_Brief_. All lines from the beginning of the listing through the line with "const yBase = 14.7;" are to be copied word for word; the pictures are not.

_Provided data_.
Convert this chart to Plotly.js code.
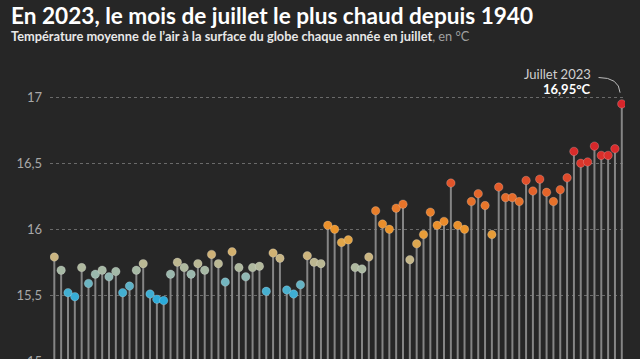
<!DOCTYPE html>
<html><head><meta charset="utf-8">
<script src="https://cdn.plot.ly/plotly-3.0.1.min.js"></script>
<style>html,body{margin:0;padding:0;background:#262626;overflow:hidden;width:640px;height:359px}#c{width:640px;height:400px}</style>
</head><body><div id="c"></div>
<script>
const startYear = 1940;
const temps = [
15.79,15.69,15.52,15.49,15.71,15.59,15.66,15.69,15.64,15.68,
15.52,15.57,15.69,15.74,15.51,15.47,15.46,15.66,15.75,15.71,
15.66,15.74,15.69,15.81,15.74,15.60,15.83,15.71,15.64,15.71,
15.72,15.53,15.82,15.78,15.54,15.51,15.58,15.80,15.75,15.74,
16.03,16.00,15.90,15.92,15.71,15.70,15.79,16.14,16.04,16.00,
16.16,16.19,15.77,15.89,15.96,16.13,16.03,16.06,16.35,16.03,
16.00,16.21,16.27,16.18,15.96,16.32,16.24,16.24,16.21,16.37,
16.29,16.38,16.28,16.21,16.30,16.39,16.59,16.50,16.51,16.63,
16.56,16.56,16.61,16.95
];
const years = temps.map((_, i) => startYear + i);
const yTicks = [15, 15.5, 16, 16.5, 17];
const yBase = 14.7;

const stemX = [], stemY = [];
years.forEach((yr, i) => { stemX.push(yr, yr, null); stemY.push(yBase, temps[i], null); });

const colorscale = [
 [0, '#27a9db'], [0.083, '#4fb1cd'], [0.167, '#97b8b0'], [0.225, '#b3b99c'],
 [0.29, '#cdb47e'], [0.375, '#e0a64a'], [0.458, '#eb952c'], [0.583, '#e87c2a'],
 [0.708, '#e3602a'], [0.833, '#dc3b2b'], [1, '#d7262b']
];

const traces = [
 {x: stemX, y: stemY, mode: 'lines', type: 'scatter', line: {color: '#858585', width: 2}, hoverinfo: 'skip'},
 {x: years, y: temps, mode: 'markers', type: 'scatter',
  marker: {size: 8.5, color: temps, colorscale: colorscale, cmin: 15.45, cmax: 16.65,
           line: {width: 0.6, color: 'rgba(255,255,255,0.35)'}}}
];

const fontFam = 'Lato, "Noto Sans", sans-serif';
const layout = {
 width: 640, height: 400,
 paper_bgcolor: '#262626', plot_bgcolor: '#262626',
 margin: {l: 50, r: 15, t: 40, b: 0},
 showlegend: false,
 separators: ', ',
 font: {family: fontFam, color: '#aaaaaa'},
 xaxis: {range: [1939.37, 2023.47], showgrid: false, zeroline: false, showticklabels: false, showline: false, ticks: ''},
 yaxis: {range: [14.707, 17.434], tickvals: yTicks, showgrid: true, gridcolor: '#6a6a6a', griddash: 'dot', gridwidth: 1,
         zeroline: false, showline: false, ticks: '', ticklabelstandoff: 7,
         tickfont: {size: 13, color: '#a8a8a8', family: fontFam}},
 annotations: [
  {xref: 'paper', yref: 'paper', x: -0.071, y: 1.069, xanchor: 'left', yanchor: 'middle', showarrow: false,
   text: '<b>En 2023, le mois de juillet le plus chaud depuis 1940</b>', font: {size: 22.6, color: '#ffffff', family: fontFam}},
  {xref: 'paper', yref: 'paper', x: -0.071, y: 1.0125, xanchor: 'left', yanchor: 'middle', showarrow: false,
   text: '<b>Température moyenne de l’air à la surface du globe chaque année en juillet</b><span style="color:#a0a0a0">, en °C</span>',
   font: {size: 12.8, color: '#e8e8e8', family: fontFam}},
  {xref: 'x', yref: 'y', x: 2018.8, y: 17.177, xanchor: 'right', yanchor: 'middle', showarrow: false,
   text: 'Juillet 2023', font: {size: 13, color: '#d0d0d0', family: fontFam}},
  {xref: 'x', yref: 'y', x: 2018.8, y: 17.063, xanchor: 'right', yanchor: 'middle', showarrow: false,
   text: '<b>16,95°C</b>', font: {size: 13, color: '#ffffff', family: fontFam}}
 ],
 shapes: [
  {type: 'path', xref: 'x', yref: 'y', path: 'M 2019.6 17.15 Q 2022.6 17.15 2022.75 17.035',
   line: {color: '#bbbbbb', width: 1}}
 ]
};
Plotly.newPlot('c', traces, layout, {displayModeBar: false, staticPlot: true});
</script></body></html>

_Solution below_.
Convert this chart to Plotly.js code.
<!DOCTYPE html>
<html><head><meta charset="utf-8">
<script src="https://cdn.plot.ly/plotly-3.0.1.min.js"></script>
<style>html,body{margin:0;padding:0;background:#262626;overflow:hidden;width:640px;height:359px}#c{width:640px;height:400px}</style>
</head><body><div id="c"></div>
<script>
const startYear = 1940;
const temps = [
15.79,15.69,15.52,15.49,15.71,15.59,15.66,15.69,15.64,15.68,
15.52,15.57,15.69,15.74,15.51,15.47,15.46,15.66,15.75,15.71,
15.66,15.74,15.69,15.81,15.74,15.60,15.83,15.71,15.64,15.71,
15.72,15.53,15.82,15.78,15.54,15.51,15.58,15.80,15.75,15.74,
16.03,16.00,15.90,15.92,15.71,15.70,15.79,16.14,16.04,16.00,
16.16,16.19,15.77,15.89,15.96,16.13,16.03,16.06,16.35,16.03,
16.00,16.21,16.27,16.18,15.96,16.32,16.24,16.24,16.21,16.37,
16.29,16.38,16.28,16.21,16.30,16.39,16.59,16.50,16.51,16.63,
16.56,16.56,16.61,16.95
];
const years = temps.map((_, i) => startYear + i);
const yTicks = [15, 15.5, 16, 16.5, 17];
const yBase = 14.7;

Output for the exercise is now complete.